**DIRECTION**
Scan the entries below. List each line with "React".

**INPUT RECORDS**
<<<<

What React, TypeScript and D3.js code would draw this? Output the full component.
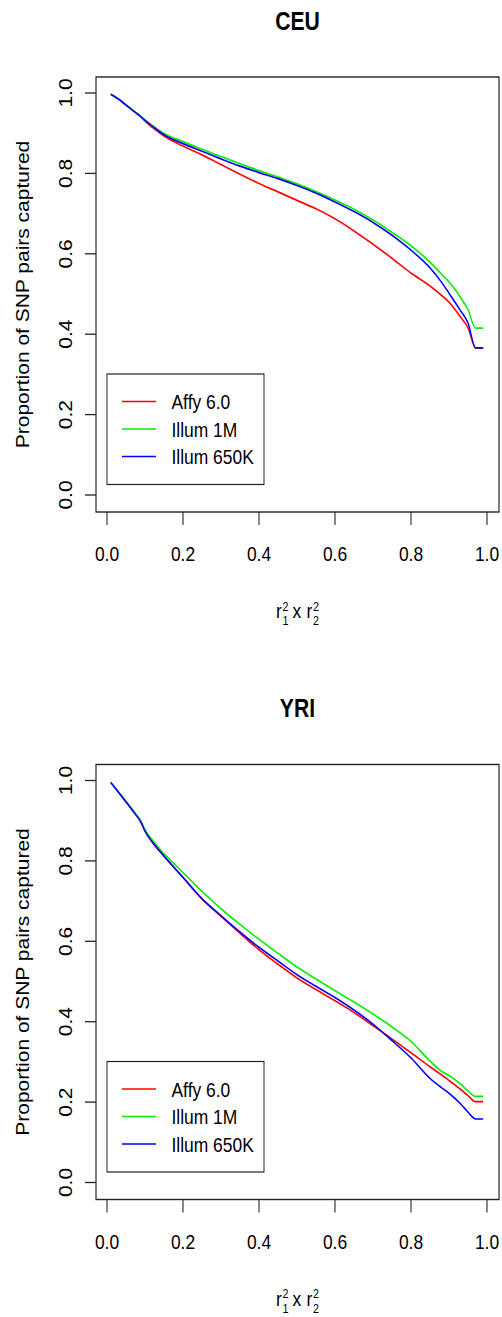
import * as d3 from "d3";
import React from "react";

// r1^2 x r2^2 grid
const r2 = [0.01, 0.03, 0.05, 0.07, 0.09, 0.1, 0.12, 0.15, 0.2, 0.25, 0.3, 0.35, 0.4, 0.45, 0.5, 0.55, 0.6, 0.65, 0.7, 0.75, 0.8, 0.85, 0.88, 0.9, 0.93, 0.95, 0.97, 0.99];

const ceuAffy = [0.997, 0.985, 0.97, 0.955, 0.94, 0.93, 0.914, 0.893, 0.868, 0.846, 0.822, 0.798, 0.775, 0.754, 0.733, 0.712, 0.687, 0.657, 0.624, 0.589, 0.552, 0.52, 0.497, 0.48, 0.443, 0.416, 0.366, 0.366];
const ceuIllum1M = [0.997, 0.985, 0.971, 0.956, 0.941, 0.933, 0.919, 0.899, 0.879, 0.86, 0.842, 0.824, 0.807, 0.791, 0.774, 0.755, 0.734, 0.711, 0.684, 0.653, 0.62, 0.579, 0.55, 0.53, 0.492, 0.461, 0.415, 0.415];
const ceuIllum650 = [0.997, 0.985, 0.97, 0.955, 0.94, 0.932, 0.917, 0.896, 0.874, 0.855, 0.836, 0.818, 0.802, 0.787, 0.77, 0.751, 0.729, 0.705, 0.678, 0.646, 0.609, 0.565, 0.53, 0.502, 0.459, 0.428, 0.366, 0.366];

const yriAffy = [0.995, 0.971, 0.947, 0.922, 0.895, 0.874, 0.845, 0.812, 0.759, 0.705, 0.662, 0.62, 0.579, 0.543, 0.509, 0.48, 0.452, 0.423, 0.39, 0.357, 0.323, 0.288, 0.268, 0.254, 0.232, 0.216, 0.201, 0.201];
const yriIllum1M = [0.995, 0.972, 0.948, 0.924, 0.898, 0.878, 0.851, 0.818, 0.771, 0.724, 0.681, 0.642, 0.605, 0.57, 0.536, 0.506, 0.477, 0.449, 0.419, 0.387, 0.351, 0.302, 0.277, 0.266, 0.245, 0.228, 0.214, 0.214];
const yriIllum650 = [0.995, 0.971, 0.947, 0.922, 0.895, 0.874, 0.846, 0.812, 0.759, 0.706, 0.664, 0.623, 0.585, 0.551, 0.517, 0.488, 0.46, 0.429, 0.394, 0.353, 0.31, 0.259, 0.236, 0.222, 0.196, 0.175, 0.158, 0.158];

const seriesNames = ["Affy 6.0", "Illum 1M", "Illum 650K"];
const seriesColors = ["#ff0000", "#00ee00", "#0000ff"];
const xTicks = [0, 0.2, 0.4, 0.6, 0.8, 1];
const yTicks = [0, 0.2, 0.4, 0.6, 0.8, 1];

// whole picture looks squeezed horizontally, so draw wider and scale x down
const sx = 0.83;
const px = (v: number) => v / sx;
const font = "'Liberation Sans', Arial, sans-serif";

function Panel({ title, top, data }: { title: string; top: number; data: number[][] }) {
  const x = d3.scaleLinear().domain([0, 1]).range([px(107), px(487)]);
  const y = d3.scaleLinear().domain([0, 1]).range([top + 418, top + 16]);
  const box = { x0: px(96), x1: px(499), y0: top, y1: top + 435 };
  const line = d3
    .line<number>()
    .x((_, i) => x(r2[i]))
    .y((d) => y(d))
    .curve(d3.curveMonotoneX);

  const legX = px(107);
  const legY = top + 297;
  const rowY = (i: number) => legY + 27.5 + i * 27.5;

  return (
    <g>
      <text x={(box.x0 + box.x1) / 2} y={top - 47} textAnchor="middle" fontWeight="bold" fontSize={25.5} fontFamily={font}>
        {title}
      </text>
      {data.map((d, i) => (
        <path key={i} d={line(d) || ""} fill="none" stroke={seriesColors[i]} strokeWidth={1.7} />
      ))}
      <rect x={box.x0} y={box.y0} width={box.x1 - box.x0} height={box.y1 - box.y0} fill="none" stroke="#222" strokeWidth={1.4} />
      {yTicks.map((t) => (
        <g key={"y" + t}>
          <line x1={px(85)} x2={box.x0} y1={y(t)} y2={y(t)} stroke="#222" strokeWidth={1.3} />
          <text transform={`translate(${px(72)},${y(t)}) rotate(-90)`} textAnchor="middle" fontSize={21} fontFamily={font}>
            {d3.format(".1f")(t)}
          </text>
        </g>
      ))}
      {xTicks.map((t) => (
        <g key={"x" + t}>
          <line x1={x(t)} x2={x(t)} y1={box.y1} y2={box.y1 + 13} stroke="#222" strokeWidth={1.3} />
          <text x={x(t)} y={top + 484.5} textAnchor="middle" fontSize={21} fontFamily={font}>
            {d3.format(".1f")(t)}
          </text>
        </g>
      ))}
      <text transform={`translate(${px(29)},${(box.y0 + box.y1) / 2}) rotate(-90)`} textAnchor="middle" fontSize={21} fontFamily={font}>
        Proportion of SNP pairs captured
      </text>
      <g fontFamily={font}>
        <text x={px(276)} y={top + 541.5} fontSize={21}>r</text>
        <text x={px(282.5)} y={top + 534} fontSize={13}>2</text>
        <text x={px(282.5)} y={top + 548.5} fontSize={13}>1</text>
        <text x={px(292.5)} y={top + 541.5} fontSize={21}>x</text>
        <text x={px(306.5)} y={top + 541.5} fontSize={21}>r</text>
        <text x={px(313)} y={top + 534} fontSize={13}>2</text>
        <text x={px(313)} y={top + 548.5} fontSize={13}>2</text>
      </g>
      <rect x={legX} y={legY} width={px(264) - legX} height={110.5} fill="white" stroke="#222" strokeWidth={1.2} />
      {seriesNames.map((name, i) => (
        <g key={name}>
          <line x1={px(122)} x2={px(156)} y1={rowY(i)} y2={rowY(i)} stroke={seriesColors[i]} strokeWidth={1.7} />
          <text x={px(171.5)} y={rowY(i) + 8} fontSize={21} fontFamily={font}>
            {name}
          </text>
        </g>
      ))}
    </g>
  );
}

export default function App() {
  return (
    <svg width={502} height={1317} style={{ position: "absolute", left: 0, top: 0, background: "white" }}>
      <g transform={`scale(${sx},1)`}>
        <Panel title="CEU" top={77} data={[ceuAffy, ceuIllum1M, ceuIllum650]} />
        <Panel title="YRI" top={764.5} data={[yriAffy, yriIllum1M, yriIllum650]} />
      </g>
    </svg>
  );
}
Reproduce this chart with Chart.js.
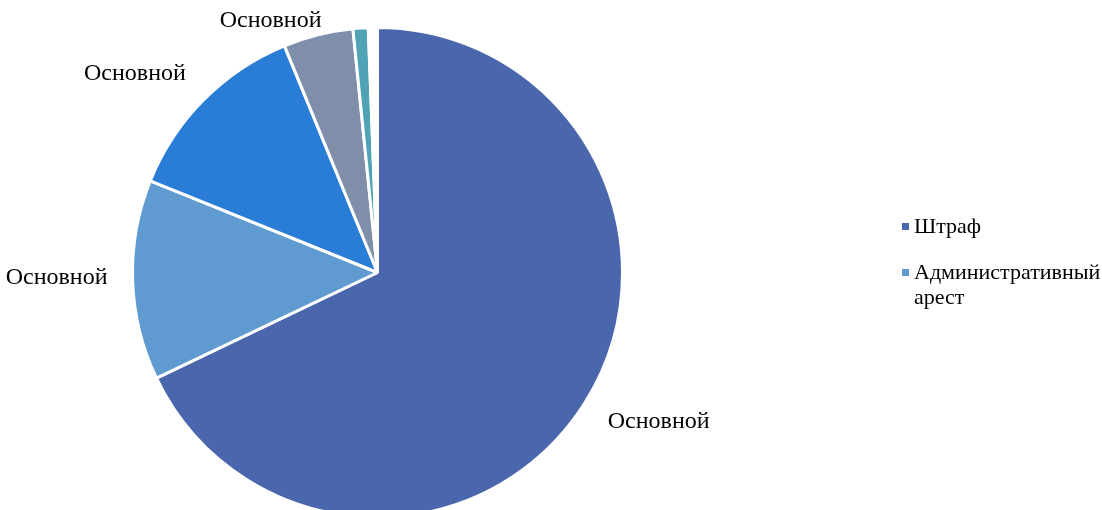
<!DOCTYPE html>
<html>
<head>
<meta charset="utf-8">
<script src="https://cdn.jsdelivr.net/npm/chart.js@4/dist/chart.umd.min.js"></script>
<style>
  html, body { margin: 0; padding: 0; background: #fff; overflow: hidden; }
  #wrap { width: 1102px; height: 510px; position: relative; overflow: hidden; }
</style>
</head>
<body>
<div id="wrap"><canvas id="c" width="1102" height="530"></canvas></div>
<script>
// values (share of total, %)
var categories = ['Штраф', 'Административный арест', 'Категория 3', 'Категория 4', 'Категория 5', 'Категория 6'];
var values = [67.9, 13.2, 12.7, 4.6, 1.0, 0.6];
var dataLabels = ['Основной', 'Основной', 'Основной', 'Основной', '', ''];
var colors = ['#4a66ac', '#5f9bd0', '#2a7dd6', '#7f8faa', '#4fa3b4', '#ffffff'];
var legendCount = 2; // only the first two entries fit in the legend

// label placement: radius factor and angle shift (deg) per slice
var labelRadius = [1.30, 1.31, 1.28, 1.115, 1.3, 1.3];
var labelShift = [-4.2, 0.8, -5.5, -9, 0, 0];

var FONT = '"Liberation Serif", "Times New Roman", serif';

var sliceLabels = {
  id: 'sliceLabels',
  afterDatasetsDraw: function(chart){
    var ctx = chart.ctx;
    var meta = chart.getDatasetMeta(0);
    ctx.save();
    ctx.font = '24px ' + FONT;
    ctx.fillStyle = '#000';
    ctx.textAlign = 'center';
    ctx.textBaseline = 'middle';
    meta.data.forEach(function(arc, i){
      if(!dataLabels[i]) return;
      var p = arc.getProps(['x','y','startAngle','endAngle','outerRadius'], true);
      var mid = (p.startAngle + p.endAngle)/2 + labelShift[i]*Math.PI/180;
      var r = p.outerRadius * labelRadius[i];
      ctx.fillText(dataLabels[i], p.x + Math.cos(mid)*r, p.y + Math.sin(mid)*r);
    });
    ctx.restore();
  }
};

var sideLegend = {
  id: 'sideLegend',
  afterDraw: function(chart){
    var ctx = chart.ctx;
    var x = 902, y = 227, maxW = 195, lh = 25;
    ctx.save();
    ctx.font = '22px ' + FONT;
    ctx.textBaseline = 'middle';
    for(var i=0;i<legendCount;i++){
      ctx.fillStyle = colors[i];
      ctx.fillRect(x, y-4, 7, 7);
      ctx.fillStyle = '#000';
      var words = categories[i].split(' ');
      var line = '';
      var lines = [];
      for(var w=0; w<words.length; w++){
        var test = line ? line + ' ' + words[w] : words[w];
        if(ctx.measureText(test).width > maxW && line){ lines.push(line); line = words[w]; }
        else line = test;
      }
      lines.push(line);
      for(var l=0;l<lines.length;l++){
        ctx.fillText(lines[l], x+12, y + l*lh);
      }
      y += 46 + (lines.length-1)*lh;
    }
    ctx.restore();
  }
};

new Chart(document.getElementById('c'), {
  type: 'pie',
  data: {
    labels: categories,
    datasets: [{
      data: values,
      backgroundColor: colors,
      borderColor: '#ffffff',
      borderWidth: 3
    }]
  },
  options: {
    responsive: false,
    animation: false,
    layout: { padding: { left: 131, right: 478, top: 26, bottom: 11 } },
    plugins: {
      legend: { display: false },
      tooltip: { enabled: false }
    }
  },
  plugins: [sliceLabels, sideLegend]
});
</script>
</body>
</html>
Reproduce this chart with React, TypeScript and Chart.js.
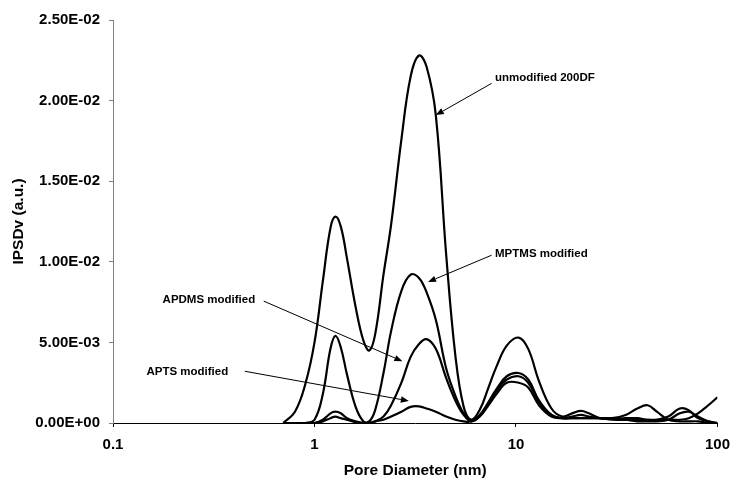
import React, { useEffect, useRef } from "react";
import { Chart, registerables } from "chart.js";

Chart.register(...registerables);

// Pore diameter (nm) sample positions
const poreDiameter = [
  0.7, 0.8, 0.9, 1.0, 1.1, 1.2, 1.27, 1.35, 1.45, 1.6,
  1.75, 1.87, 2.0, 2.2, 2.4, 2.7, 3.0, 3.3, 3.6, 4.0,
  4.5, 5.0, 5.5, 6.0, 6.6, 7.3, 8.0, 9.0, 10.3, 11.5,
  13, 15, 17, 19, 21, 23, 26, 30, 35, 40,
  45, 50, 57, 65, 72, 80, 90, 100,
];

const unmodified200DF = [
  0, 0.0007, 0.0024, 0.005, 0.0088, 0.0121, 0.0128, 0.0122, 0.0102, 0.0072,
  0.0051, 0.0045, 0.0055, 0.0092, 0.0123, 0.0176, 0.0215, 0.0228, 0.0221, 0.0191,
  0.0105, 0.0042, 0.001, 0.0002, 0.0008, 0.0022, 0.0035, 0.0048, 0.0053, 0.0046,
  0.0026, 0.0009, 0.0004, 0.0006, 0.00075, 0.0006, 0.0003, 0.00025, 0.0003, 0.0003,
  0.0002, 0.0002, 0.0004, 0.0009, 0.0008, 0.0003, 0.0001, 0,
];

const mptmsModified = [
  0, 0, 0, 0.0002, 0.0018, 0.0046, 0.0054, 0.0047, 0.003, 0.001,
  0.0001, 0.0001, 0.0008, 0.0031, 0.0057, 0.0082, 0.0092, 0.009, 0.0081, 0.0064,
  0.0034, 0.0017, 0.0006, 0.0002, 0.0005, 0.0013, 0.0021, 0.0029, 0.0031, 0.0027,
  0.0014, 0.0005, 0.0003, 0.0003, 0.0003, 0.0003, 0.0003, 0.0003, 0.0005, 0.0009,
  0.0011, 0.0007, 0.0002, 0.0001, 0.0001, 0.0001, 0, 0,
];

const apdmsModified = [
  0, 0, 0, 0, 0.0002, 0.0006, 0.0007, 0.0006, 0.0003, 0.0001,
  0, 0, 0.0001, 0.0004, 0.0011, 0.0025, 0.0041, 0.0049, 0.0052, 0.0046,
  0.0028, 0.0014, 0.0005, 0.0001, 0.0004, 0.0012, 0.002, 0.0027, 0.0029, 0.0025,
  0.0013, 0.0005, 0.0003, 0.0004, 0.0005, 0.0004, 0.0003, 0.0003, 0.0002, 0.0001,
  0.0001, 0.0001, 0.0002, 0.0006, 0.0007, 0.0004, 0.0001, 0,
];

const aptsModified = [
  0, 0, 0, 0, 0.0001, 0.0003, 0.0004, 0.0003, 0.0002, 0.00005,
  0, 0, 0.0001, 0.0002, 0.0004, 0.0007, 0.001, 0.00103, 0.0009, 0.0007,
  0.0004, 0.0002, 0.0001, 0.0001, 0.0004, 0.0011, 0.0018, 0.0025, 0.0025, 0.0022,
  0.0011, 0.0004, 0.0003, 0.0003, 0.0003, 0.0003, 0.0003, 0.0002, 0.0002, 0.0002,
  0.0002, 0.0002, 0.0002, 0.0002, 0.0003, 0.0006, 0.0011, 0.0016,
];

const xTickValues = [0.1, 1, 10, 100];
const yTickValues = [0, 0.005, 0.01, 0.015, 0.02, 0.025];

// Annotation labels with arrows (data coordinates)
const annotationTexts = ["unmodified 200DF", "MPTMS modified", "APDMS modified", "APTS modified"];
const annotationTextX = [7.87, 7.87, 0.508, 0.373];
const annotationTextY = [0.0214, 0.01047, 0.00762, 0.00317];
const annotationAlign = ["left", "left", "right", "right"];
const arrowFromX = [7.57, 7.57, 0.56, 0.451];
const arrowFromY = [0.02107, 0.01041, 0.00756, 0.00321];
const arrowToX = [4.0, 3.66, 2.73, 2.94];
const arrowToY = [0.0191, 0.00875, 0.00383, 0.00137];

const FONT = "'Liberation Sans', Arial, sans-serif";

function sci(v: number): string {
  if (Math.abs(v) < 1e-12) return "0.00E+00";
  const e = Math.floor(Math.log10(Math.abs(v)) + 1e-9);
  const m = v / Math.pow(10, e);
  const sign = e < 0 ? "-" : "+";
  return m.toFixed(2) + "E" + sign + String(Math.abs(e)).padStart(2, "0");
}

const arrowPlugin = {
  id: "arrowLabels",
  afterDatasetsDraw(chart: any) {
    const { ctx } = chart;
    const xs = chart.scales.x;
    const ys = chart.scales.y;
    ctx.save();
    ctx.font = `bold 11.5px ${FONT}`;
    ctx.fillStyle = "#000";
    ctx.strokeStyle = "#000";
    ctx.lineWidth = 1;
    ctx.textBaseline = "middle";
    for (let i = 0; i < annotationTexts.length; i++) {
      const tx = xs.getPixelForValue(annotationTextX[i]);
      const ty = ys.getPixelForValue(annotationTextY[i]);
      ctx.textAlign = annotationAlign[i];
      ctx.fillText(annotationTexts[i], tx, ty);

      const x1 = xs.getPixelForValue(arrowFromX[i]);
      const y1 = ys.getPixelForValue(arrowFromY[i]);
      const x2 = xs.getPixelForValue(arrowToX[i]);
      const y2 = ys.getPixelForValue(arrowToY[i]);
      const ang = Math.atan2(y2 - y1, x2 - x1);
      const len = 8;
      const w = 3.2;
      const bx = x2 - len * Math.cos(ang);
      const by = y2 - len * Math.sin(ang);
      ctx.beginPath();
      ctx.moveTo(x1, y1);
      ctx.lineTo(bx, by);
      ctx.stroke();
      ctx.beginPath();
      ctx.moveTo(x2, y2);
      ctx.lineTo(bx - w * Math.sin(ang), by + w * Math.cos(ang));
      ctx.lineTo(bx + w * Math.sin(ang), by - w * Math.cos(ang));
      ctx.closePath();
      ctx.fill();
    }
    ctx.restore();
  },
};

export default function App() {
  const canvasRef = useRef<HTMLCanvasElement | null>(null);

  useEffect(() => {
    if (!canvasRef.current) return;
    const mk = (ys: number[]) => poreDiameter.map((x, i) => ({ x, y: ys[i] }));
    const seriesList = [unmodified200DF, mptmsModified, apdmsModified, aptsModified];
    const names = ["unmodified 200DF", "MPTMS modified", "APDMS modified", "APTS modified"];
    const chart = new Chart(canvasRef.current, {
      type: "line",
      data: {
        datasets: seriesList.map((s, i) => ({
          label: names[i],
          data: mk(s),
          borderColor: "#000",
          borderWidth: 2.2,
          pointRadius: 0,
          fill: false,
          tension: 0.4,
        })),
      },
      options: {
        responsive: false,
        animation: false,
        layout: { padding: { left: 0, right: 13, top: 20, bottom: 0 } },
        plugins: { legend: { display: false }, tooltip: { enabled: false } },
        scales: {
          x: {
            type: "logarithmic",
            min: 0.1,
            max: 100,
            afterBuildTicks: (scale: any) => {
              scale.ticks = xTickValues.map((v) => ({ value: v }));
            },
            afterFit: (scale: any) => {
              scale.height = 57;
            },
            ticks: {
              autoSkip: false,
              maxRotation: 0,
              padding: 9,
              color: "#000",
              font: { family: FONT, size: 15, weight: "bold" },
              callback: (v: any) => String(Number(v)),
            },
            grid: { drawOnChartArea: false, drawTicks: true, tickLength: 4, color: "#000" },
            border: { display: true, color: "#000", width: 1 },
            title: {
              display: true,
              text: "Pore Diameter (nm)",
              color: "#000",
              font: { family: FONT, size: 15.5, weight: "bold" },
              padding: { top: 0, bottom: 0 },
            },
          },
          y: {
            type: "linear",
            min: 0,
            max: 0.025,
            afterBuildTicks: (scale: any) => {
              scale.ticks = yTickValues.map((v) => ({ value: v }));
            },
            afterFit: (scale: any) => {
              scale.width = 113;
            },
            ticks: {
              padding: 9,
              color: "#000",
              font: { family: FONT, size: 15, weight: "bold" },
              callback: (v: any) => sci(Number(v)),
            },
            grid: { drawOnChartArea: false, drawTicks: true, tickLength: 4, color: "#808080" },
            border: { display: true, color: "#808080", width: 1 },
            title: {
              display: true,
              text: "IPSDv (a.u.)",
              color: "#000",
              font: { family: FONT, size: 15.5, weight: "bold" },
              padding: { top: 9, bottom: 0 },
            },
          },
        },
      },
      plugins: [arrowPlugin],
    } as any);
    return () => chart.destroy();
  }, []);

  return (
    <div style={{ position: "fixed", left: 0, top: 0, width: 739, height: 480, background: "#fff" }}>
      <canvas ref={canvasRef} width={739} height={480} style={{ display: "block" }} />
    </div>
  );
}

>>>>

**THE SOLUTION**
What React, TypeScript and D3.js code would draw this? Output the full component.
import React from "react";
Reproduce this chart with React, TypeScript and Chart.js.
import React, { useEffect, useRef } from "react";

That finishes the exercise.